We discovered that model complexity doesn't always correlate linearly with inference quality. Through extensive A/B testing, we found optimal complexity thresholds for different hardware tiers:

python
# Complexity scoring function
def calculate_optimal_complexity(hardware_tier: str, latency_sla: int) -> float:
    base_scores = {
        "tier1": 0.95,  # Can handle full-complexity models
        "tier2": 0.78,  # Requires moderate optimization
        "tier3": 0.45,  # Needs aggressive optimization
    }
 
    # Adjust based on latency requirements
    latency_penalty = max(0, (latency_sla - 5) / 100)
    return base_scores[hardware_tier] * (1 - latency_penalty)

2. Network-Aware Scheduling

Implementing network-aware scheduling reduced cross-region traffic by 80%:

python
async def schedule_inference(request: InferenceRequest) -> NodeSelection:
    candidate_nodes = await self.get_capable_nodes(request.model_requirements)
 
    # Score nodes based on multiple factors
    scored_nodes = []
    for node in candidate_nodes:
        score = (
            0.4 * self.proximity_score(request.origin, node.location) +
            0.3 * self.capacity_score(node.current_load) +
            0.2 * self.model_availability_score(node, request.model_id) +
            0.1 * self.reliability_score(node.historical_uptime)
        )
        scored_nodes.append((node, score))
 
    return max(scored_nodes, key=lambda x: x[1])[0]

3. Federated Learning Integration

We successfully integrated federated learning capabilities, enabling continuous model improvement without centralized data collection:

yaml
# Federated learning configuration
federated_learning:
  enabled: true
  aggregation_strategy: "federated_averaging"
  participation_threshold: 0.3
  round_duration: "24h"
  privacy_budget: 1.0
  differential_privacy: true
  secure_aggregation: true

Future Implications and Roadmap

Emerging Technologies Integration

Looking toward 2027 and beyond, we're exploring several frontier technologies:

Neuromorphic Computing: Integration with Intel Loihi 3 and IBM NorthPole chips for ultra-low-power inference in IoT scenarios.

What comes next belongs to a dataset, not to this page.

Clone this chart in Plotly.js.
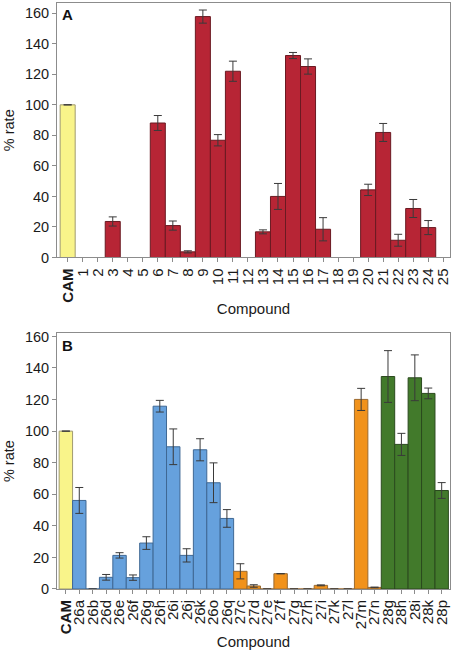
<!DOCTYPE html>
<html>
<head>
<meta charset="utf-8">
<script src="https://cdn.plot.ly/plotly-3.0.1.min.js"></script>
<style>
html,body{margin:0;padding:0;background:#fff;}
#chart{width:454px;height:650px;}
</style>
</head>
<body>
<div id="chart"></div>
<script>
// ---- Panel A data ----
const categoriesA = ['CAM','1','2','3','4','5','6','7','8','9','10','11','12','13','14','15','16','17','18','19','20','21','22','23','24','25'];
const valuesA = [100,0,0,23.6,0,0,88.1,20.9,3.7,157.8,76.8,122,0,16.8,40,132.3,125.1,18.5,0,0,44.3,81.9,11.3,32.1,19.6,0];
const errorsA = [null,null,null,3,null,null,4.9,3,0.7,4.3,3.7,6.6,null,1.3,8.5,2,5,7.6,null,null,3.7,5.9,3.9,5.9,4.6,null];

// ---- Panel B data ----
const categoriesB = ['CAM','26a','26b','26d','26e','26f','26g','26h','26i','26j','26k','26o','26q','27c','27d','27e','27f','27g','27h','27i','27k','27l','27m','27n','28g','28h','28i','28k','28p'];
const valuesB = [100,56.1,0,7.4,21.3,7.2,29.1,115.8,90.1,21.3,88.2,67.3,44.7,11.2,1.9,0,9.7,0,0,2.3,0,0,120.1,1.0,134.6,91.6,133.8,123.9,62.4];
const errorsB = [null,8.2,null,1.8,1.7,1.7,4,3.7,11.3,4.2,7,12.6,5.6,4.8,0.8,null,null,null,null,0.3,null,null,7,0.2,16.4,7,14.5,3.4,5];
const groupsB = ['CAM','26','26','26','26','26','26','26','26','26','26','26','26','27','27','27','27','27','27','27','27','27','27','27','28','28','28','28','28'];
const groupsA = categoriesA.map(c => c === 'CAM' ? 'CAM' : 'A');

const fill = {CAM:'#f9f48a', A:'#b72535', '26':'#66a1dd', '27':'#f1921b', '28':'#427a2b'};
const edge = {CAM:'#a09a70', A:'#6a1a22', '26':'#3f6894', '27':'#9a6a30', '28':'#2b4a1e'};

const tickFmt = c => c === 'CAM' ? '<b>CAM</b>' : c;

const errStyle = {type:'data', visible:true, color:'#3a3a3a', thickness:1, width:4};

const traceA = {
  type:'bar', x:categoriesA, y:valuesA, xaxis:'x', yaxis:'y',
  marker:{color:groupsA.map(g=>fill[g]), line:{color:groupsA.map(g=>edge[g]), width:1}},
  error_y:Object.assign({array:errorsA}, errStyle),
  hoverinfo:'x+y', showlegend:false
};
const traceB = {
  type:'bar', x:categoriesB, y:valuesB, xaxis:'x2', yaxis:'y2',
  marker:{color:groupsB.map(g=>fill[g]), line:{color:groupsB.map(g=>edge[g]), width:1}},
  error_y:Object.assign({array:errorsB}, errStyle),
  hoverinfo:'x+y', showlegend:false
};

const font = {family:'"Liberation Sans", Arial, sans-serif', color:'#1a1a1a'};
const axisCommon = {
  showline:true, linecolor:'#8c8c8c', linewidth:1, mirror:true,
  showgrid:false, zeroline:false, ticks:'outside', tickcolor:'#8c8c8c', ticklen:4
};

const layout = {
  width:454, height:650,
  margin:{l:57, r:4, t:3, b:61},
  paper_bgcolor:'#fff', plot_bgcolor:'#fff',
  font:Object.assign({size:14}, font),
  bargap:0,
  xaxis:Object.assign({}, axisCommon, {
    domain:[0,1], anchor:'y', type:'category',
    range:[-0.71, 25.45],
    tickvals:categoriesA, ticktext:categoriesA.map(tickFmt),
    tickangle:-90, tickfont:{size:15, family:font.family, color:'#1a1a1a'},
    title:{text:'Compound', font:{size:15, family:font.family, color:'#1a1a1a'}, standoff:1}
  }),
  yaxis:Object.assign({}, axisCommon, {
    domain:[0.5657, 1], anchor:'x',
    range:[0, 166.7], tickvals:[0,20,40,60,80,100,120,140,160],
    tickfont:{size:14.5, family:font.family, color:'#1a1a1a'},
    title:{text:'% rate', font:{size:14.5, family:font.family, color:'#1a1a1a'}, standoff:6}
  }),
  xaxis2:Object.assign({}, axisCommon, {
    domain:[0,1], anchor:'y2', type:'category',
    range:[-0.66, 28.62],
    tickvals:categoriesB, ticktext:categoriesB.map(tickFmt),
    tickangle:-90, tickfont:{size:15, family:font.family, color:'#1a1a1a'},
    title:{text:'Compound', font:{size:15, family:font.family, color:'#1a1a1a'}, standoff:8}
  }),
  yaxis2:Object.assign({}, axisCommon, {
    domain:[0, 0.4364], anchor:'x2',
    range:[0, 162], tickvals:[0,20,40,60,80,100,120,140,160],
    tickfont:{size:14.5, family:font.family, color:'#1a1a1a'},
    title:{text:'% rate', font:{size:14.5, family:font.family, color:'#1a1a1a'}, standoff:6}
  }),
  annotations:[
    {text:'<b>A</b>', xref:'paper', yref:'paper', x:0.008, y:0.998, xanchor:'left', yanchor:'top', showarrow:false, font:{size:15, family:font.family, color:'#111'}},
    {text:'<b>B</b>', xref:'paper', yref:'paper', x:0.008, y:0.434, xanchor:'left', yanchor:'top', showarrow:false, font:{size:15, family:font.family, color:'#111'}}
  ]
};

Plotly.newPlot('chart', [traceA, traceB], layout, {staticPlot:true, displayModeBar:false});
</script>
</body>
</html>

Quantum-Classical Hybrid Models: Experimenting with quantum advantage for specific optimization problems within our inference pipeline.

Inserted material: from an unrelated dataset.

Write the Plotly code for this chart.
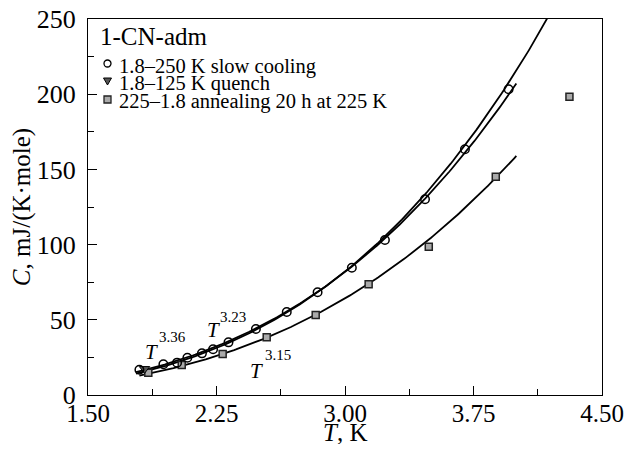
import numpy as np
import plotly.graph_objects as go

# ---- data ----
slow_T = [1.80, 1.94, 2.02, 2.08, 2.165, 2.23, 2.32, 2.48, 2.66, 2.84, 3.04, 3.233, 3.467, 3.70, 3.955]
slow_C = [16.8, 20.4, 21.5, 24.8, 27.7, 30.4, 35.0, 43.9, 55.2, 68.3, 84.6, 103.1, 130.1, 163.4, 203.3]

quench_T = [1.83]
quench_C = [17.4]

anneal_T = [1.852, 2.047, 2.286, 2.543, 2.829, 3.138, 3.489, 3.88, 4.31]
anneal_C = [14.8, 19.9, 27.3, 38.4, 53.2, 73.6, 98.6, 145.1, 198.3]

# power-law fits C = a * T^n
fit_n = [3.36, 3.23, 3.15]
fit_a = [2.046, 2.352, 2.017]
fit_Tmin = [1.78, 1.78, 1.80]
fit_Tmax = [4.25, 4.00, 4.00]

x_ticks = [1.50, 2.25, 3.00, 3.75, 4.50]
y_ticks = [0, 50, 100, 150, 200, 250]

legend_names = ["1.8\u2013250 K slow cooling", "1.8\u2013125 K quench", "225\u20131.8 annealing 20 h at 225 K"]
sample_name = "1-CN-adm"
x_title = "<i>T</i>, K"
y_title = "<i>C</i>, mJ/(K\u00b7mole)"

FONT = "Liberation Serif"

fig = go.Figure()
for n, a, t0, t1 in zip(fit_n, fit_a, fit_Tmin, fit_Tmax):
    T = np.linspace(t0, t1, 200)
    fig.add_trace(go.Scatter(x=T, y=a * T ** n, mode="lines",
                             line=dict(color="black", width=1.8),
                             showlegend=False, hoverinfo="skip"))

fig.add_trace(go.Scatter(x=anneal_T, y=anneal_C, mode="markers", name=legend_names[2],
                         marker=dict(symbol="square", size=7, color="#aaaaaa",
                                     line=dict(color="#222222", width=1.5)),
                         showlegend=False))
fig.add_trace(go.Scatter(x=quench_T, y=quench_C, mode="markers", name=legend_names[1],
                         marker=dict(symbol="triangle-down", size=9, color="#555555",
                                     line=dict(color="black", width=1)),
                         showlegend=False))
fig.add_trace(go.Scatter(x=slow_T, y=slow_C, mode="markers", name=legend_names[0],
                         marker=dict(symbol="circle-open", size=8.5, color="black",
                                     line=dict(color="black", width=1.5)),
                         showlegend=False))

# page body has an 8px margin; figure is sized so that the plot lands where the reference has it
OFF = 8
FIG_W, FIG_H = 636 - 2 * OFF, 452 - 2 * OFF
L, R, TOP, BOT = 88, 602, 19, 395          # plot area in page pixels
W, H = R - L, BOT - TOP
def px(xp): return (xp - L) / W
def py(yp): return (BOT - yp) / H

annotations = [
    dict(text=sample_name, xref="paper", yref="paper", x=px(98), y=py(37),
         xanchor="left", yanchor="middle", showarrow=False,
         font=dict(family=FONT, size=25, color="black")),
    dict(text=x_title, xref="paper", yref="paper", x=px(345), y=py(432.5),
         xanchor="center", yanchor="middle", showarrow=False,
         font=dict(family=FONT, size=25, color="black")),
]
for i, (name, yc) in enumerate(zip(legend_names, [66, 83.5, 101])):
    annotations.append(dict(text=name, xref="paper", yref="paper", x=px(117), y=py(yc),
                            xanchor="left", yanchor="middle", showarrow=False,
                            font=dict(family=FONT, size=20.5, color="black")))

# T^n labels
labels = [("3.36", 1.821, 28.9, 1.903, 38.6),
          ("3.23", 2.183, 43.2, 2.259, 51.9),
          ("3.15", 2.434, 16.0, 2.521, 26.3)]
for sup, tx, ty, sx, sy in labels:
    annotations.append(dict(text="<i>T</i>", x=tx, y=ty, xanchor="left", yanchor="middle",
                            showarrow=False, font=dict(family=FONT, size=21, color="black")))
    annotations.append(dict(text=sup, x=sx, y=sy, xanchor="left", yanchor="middle",
                            showarrow=False, font=dict(family=FONT, size=15, color="black")))

shapes = [
    dict(type="circle", xref="paper", yref="paper", xsizemode="pixel", ysizemode="pixel",
         xanchor=px(107.5), yanchor=py(63.5), x0=-3.5, x1=3.5, y0=-3.5, y1=3.5,
         line=dict(color="black", width=1.3), fillcolor="white"),
    dict(type="path", xref="paper", yref="paper", xsizemode="pixel", ysizemode="pixel",
         xanchor=px(107.5), yanchor=py(81), path="M-4,3 L4,3 L0,-4 Z",
         line=dict(color="black", width=1), fillcolor="#555555"),
    dict(type="rect", xref="paper", yref="paper", xsizemode="pixel", ysizemode="pixel",
         xanchor=px(107.5), yanchor=py(99.5), x0=-3.5, x1=3.5, y0=-3.5, y1=3.5,
         line=dict(color="#222222", width=1.3), fillcolor="#aaaaaa"),
]

fig.update_layout(
    width=FIG_W, height=FIG_H,
    margin=dict(l=L - OFF, r=FIG_W - (R - OFF), t=TOP - OFF, b=FIG_H - (BOT - OFF)),
    paper_bgcolor="white", plot_bgcolor="white",
    font=dict(family=FONT, color="black"),
    annotations=annotations, shapes=shapes,
    showlegend=False,
)
fig.update_xaxes(range=[1.5, 4.5], tickvals=x_ticks, ticktext=[f"{v:.2f}" for v in x_ticks],
                 automargin=False, ticklabeloverflow="allow",
                 ticks="inside", ticklen=9, tickwidth=1.2, tickcolor="black",
                 minor=dict(dtick=0.375, tick0=1.5, ticks="inside", ticklen=6, tickwidth=1.2, tickcolor="black"),
                 showline=True, linecolor="black", linewidth=1.3, mirror=True,
                 showgrid=False, zeroline=False, tickfont=dict(size=25), ticklabelstandoff=-4)
fig.update_yaxes(range=[0, 250], tickvals=y_ticks, automargin=False, ticklabeloverflow="allow",
                 ticks="inside", ticklen=9, tickwidth=1.2, tickcolor="black",
                 minor=dict(dtick=25, tick0=0, ticks="inside", ticklen=6, tickwidth=1.2, tickcolor="black"),
                 showline=True, linecolor="black", linewidth=1.3, mirror=True,
                 showgrid=False, zeroline=False, tickfont=dict(size=26), ticklabelstandoff=6,
                 title=dict(text=y_title, font=dict(size=25), standoff=0))

fig.write_html("out.html")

6G Network Integration: Preparing for 6G's computational networking capabilities that will blur the line between network infrastructure and computing resources.

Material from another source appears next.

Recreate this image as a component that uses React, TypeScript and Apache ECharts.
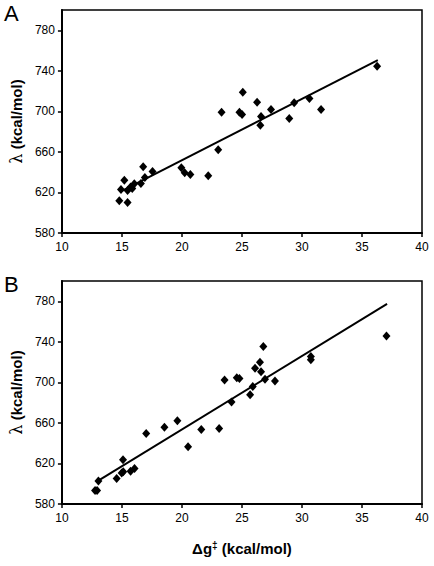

Sustainability Initiatives

Our 2027 roadmap includes aggressive sustainability targets:

txt
Carbon Neutrality Goals:
├── 40% reduction in compute energy consumption (vs 2026 baseline)
├── 100% renewable energy for all Tier 1 edge nodes
├── Carbon-aware workload scheduling
└── Hardware lifecycle optimization (7-year target lifespan)

Advanced AI Capabilities

We're preparing the infrastructure for next-generation AI capabilities:

  • Multimodal Integration: Supporting vision-language models with 500B+ parameters
  • Autonomous Code Generation: Self-optimizing inference pipelines
  • Predictive Scaling: ML-driven capacity planning with 95% accuracy

Conclusions

The successful deployment of distributed AI inference across 15,000 edge nodes has fundamentally transformed how we approach AI system architecture. Key takeaways include:

  1. Edge-First Design: Starting with edge constraints forces better architectural decisions
  2. Heterogeneity is Inevitable: Building flexibility into the system from day one is crucial
  3. Model Optimization is Strategic: Investment in optimization tooling pays massive dividends
  4. Network Intelligence: Smart routing and scheduling are as important as compute optimization

The system continues to evolve, serving as a foundation for increasingly sophisticated AI applications that were previously impossible due to latency constraints. As we move toward 2027, the infrastructure is well-positioned to support the next wave of AI innovation across autonomous systems, immersive experiences, and intelligent industrial applications.

This case study demonstrates that with careful architectural planning and innovative engineering, it's possible to build AI systems that meet the most demanding performance requirements while maintaining cost efficiency and operational simplicity at scale.